• Task objective:
Leave out every picture. Copy exactly the lines from the one holding "Rebuild this chart" through the one holding "return (B - y) / (B - T)".

• Stored records:
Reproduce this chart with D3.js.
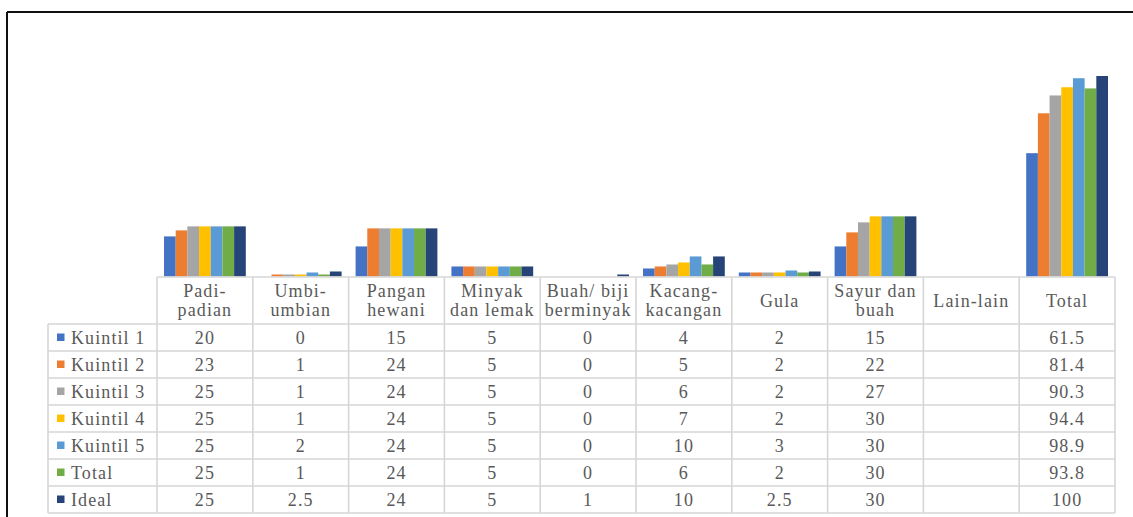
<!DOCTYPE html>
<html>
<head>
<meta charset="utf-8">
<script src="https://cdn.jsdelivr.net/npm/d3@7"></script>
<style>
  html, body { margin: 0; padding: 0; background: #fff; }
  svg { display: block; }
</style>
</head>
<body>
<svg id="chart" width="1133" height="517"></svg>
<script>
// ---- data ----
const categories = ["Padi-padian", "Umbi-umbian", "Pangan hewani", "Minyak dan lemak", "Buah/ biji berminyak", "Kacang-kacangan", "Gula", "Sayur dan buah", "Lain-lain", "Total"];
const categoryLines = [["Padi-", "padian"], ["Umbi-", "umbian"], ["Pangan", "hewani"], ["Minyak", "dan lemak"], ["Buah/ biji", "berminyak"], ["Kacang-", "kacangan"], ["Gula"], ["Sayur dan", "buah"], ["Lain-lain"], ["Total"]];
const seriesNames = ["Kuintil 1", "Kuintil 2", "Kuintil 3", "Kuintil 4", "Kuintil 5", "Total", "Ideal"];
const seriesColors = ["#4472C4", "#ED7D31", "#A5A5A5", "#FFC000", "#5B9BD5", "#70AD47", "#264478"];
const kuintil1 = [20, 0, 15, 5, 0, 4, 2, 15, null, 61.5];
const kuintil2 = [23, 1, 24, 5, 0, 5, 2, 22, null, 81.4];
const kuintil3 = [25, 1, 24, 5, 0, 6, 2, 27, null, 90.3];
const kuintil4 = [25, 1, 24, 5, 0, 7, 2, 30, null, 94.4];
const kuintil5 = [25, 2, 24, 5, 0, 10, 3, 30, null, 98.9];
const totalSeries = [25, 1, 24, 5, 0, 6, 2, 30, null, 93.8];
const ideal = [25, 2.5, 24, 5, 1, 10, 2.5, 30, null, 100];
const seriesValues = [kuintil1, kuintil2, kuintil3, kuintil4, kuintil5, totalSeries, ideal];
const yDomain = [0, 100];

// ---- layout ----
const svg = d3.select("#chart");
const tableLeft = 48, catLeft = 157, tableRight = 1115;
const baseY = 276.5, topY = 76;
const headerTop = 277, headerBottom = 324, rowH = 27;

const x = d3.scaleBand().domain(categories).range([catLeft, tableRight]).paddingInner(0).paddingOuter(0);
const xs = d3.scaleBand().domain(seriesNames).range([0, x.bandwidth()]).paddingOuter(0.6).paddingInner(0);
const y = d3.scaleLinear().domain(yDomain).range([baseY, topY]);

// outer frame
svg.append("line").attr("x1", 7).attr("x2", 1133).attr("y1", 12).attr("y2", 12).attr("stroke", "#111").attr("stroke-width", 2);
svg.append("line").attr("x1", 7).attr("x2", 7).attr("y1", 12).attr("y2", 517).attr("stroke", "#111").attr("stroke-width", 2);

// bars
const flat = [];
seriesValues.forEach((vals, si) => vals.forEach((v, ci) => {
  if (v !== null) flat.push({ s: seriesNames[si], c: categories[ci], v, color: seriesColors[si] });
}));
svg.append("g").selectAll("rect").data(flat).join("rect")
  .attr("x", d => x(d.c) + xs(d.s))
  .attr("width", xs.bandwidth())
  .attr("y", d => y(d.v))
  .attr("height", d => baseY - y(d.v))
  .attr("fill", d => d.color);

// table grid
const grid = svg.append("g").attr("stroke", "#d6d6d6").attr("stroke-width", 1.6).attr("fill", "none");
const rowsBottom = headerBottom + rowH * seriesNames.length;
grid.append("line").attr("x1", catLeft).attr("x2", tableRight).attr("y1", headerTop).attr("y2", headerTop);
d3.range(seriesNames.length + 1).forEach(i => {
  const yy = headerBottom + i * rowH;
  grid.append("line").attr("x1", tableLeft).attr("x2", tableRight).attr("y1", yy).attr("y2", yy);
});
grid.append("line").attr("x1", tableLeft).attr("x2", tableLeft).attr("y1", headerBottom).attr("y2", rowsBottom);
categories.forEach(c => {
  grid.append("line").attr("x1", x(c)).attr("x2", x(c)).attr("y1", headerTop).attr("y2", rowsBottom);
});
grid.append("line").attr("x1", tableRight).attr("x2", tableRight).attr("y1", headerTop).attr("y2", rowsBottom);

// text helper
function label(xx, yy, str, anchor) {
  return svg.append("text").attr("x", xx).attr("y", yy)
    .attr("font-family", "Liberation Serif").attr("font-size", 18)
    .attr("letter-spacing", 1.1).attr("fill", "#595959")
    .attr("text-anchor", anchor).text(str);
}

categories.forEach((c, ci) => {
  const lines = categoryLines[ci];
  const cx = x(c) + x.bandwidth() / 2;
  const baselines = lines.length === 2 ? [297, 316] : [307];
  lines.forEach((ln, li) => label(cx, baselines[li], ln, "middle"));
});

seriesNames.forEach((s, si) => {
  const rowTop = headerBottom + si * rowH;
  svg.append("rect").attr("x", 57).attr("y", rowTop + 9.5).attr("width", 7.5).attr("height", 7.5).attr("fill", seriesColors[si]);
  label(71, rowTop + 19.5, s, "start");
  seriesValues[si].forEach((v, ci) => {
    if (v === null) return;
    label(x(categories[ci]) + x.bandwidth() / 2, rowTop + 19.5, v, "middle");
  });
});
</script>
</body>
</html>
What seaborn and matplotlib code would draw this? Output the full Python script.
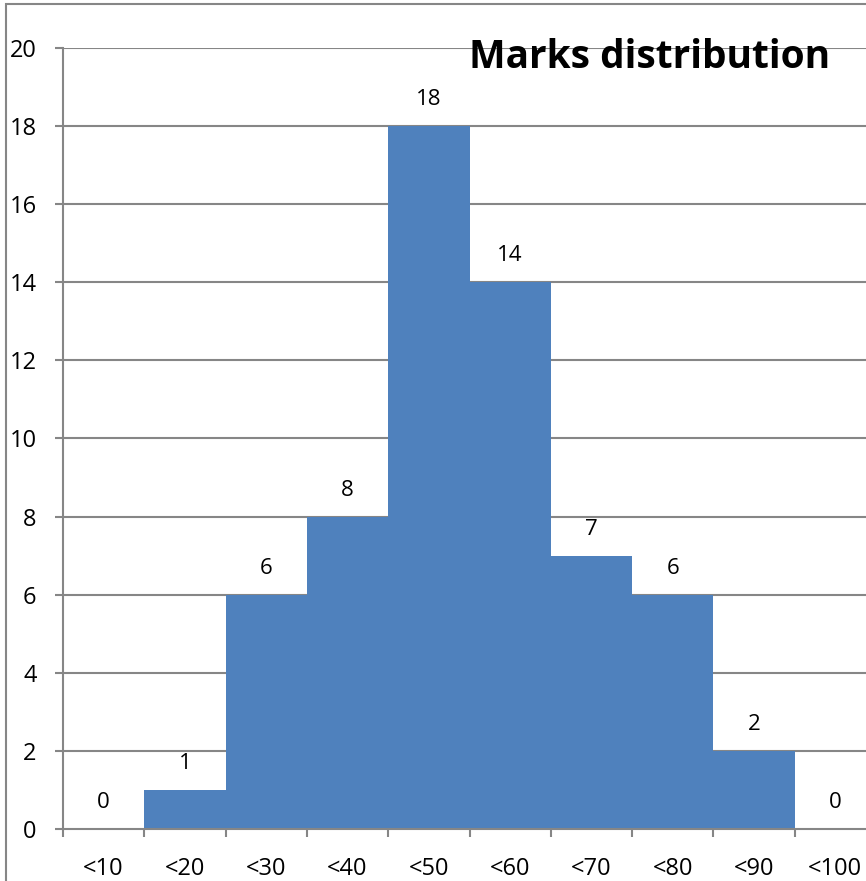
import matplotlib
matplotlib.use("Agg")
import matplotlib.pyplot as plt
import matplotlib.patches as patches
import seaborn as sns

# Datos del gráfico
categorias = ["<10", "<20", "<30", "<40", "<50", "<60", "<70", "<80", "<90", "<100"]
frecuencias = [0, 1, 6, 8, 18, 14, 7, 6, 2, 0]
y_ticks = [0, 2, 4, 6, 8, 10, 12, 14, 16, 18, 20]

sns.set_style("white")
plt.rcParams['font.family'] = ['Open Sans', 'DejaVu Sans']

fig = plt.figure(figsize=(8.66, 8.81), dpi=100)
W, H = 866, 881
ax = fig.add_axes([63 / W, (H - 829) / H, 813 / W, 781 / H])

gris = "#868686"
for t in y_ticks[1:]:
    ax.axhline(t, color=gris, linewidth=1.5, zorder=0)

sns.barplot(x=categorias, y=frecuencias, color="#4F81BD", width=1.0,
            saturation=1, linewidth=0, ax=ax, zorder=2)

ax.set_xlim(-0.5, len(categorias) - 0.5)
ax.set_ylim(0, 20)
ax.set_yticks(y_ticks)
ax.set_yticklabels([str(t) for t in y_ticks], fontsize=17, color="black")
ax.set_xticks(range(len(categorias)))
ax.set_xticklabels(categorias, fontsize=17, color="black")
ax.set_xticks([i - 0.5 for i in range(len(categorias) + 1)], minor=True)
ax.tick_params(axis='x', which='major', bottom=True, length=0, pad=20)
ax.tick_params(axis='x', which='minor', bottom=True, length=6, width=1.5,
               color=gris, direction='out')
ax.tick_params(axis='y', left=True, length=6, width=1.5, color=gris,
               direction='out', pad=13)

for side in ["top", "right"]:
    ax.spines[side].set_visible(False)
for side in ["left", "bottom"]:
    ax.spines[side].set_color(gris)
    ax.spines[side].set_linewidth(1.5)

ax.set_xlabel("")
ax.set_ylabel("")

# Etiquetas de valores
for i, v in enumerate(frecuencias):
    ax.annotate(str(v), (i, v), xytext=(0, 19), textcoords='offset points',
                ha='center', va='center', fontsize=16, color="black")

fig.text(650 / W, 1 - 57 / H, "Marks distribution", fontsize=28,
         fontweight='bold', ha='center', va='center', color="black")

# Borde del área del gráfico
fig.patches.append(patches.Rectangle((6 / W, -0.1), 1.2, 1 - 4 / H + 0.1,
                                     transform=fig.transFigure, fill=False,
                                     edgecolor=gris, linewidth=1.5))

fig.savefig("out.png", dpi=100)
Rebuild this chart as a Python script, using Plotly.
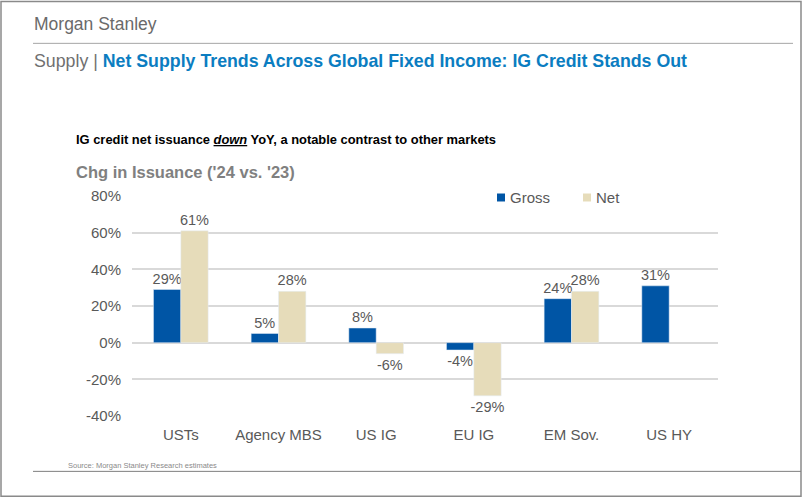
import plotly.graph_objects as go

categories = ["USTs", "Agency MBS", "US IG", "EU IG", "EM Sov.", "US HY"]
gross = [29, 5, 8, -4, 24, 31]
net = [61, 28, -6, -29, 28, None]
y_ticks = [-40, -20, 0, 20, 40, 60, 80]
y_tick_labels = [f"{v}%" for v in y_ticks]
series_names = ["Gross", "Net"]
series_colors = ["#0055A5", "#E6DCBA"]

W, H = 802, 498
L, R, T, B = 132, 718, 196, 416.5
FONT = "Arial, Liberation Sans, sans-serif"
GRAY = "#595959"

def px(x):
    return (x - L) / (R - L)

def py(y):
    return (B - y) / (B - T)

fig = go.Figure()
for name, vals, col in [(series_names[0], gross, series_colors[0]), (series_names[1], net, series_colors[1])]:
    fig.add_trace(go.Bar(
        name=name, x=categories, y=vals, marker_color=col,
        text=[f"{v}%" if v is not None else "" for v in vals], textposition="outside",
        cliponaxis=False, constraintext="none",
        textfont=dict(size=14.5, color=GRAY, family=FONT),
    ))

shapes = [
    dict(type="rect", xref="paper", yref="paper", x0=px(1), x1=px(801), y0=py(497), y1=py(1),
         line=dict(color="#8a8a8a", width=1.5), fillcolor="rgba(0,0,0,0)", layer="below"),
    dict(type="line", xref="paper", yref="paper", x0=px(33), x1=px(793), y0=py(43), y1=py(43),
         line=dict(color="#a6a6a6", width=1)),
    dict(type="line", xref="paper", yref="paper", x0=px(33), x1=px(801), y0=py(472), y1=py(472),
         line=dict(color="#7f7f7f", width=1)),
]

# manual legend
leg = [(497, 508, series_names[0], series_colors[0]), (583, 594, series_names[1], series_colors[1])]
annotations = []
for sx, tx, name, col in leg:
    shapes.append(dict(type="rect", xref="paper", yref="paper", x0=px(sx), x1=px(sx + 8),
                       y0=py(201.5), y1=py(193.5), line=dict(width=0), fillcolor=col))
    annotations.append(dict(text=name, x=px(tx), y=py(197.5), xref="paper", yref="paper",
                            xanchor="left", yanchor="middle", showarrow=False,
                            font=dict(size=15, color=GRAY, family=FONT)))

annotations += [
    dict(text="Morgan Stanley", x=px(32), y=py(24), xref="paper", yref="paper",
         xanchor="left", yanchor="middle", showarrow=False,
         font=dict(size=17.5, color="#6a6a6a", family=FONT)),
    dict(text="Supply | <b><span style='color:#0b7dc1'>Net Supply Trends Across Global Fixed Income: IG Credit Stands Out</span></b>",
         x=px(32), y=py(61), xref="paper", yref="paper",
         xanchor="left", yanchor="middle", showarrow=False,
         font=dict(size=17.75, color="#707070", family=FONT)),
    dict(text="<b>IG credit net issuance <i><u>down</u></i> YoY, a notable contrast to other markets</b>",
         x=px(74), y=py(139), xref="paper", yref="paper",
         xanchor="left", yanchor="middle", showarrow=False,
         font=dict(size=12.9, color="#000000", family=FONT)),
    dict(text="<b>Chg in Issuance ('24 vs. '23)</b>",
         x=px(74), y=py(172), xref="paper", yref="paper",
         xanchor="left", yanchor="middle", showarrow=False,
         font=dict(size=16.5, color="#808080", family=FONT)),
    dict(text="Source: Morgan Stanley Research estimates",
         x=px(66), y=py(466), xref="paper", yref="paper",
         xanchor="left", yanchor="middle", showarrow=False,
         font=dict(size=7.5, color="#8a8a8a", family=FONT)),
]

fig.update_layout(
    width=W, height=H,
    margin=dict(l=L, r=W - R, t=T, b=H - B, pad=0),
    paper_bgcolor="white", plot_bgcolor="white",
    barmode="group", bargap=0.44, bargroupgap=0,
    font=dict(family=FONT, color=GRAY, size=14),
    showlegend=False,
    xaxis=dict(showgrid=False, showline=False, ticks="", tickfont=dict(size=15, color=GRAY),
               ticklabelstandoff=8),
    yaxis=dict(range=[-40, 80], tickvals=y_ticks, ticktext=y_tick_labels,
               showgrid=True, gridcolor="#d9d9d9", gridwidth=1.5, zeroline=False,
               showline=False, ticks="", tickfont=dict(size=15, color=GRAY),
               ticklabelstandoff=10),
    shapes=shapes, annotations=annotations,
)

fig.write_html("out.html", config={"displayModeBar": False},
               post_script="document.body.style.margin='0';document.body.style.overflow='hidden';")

• Full output:
Rebuild this chart as a Python script, using Plotly.
import plotly.graph_objects as go

categories = ["USTs", "Agency MBS", "US IG", "EU IG", "EM Sov.", "US HY"]
gross = [29, 5, 8, -4, 24, 31]
net = [61, 28, -6, -29, 28, None]
y_ticks = [-40, -20, 0, 20, 40, 60, 80]
y_tick_labels = [f"{v}%" for v in y_ticks]
series_names = ["Gross", "Net"]
series_colors = ["#0055A5", "#E6DCBA"]

W, H = 802, 498
L, R, T, B = 132, 718, 196, 416.5
FONT = "Arial, Liberation Sans, sans-serif"
GRAY = "#595959"

def px(x):
    return (x - L) / (R - L)

def py(y):
    return (B - y) / (B - T)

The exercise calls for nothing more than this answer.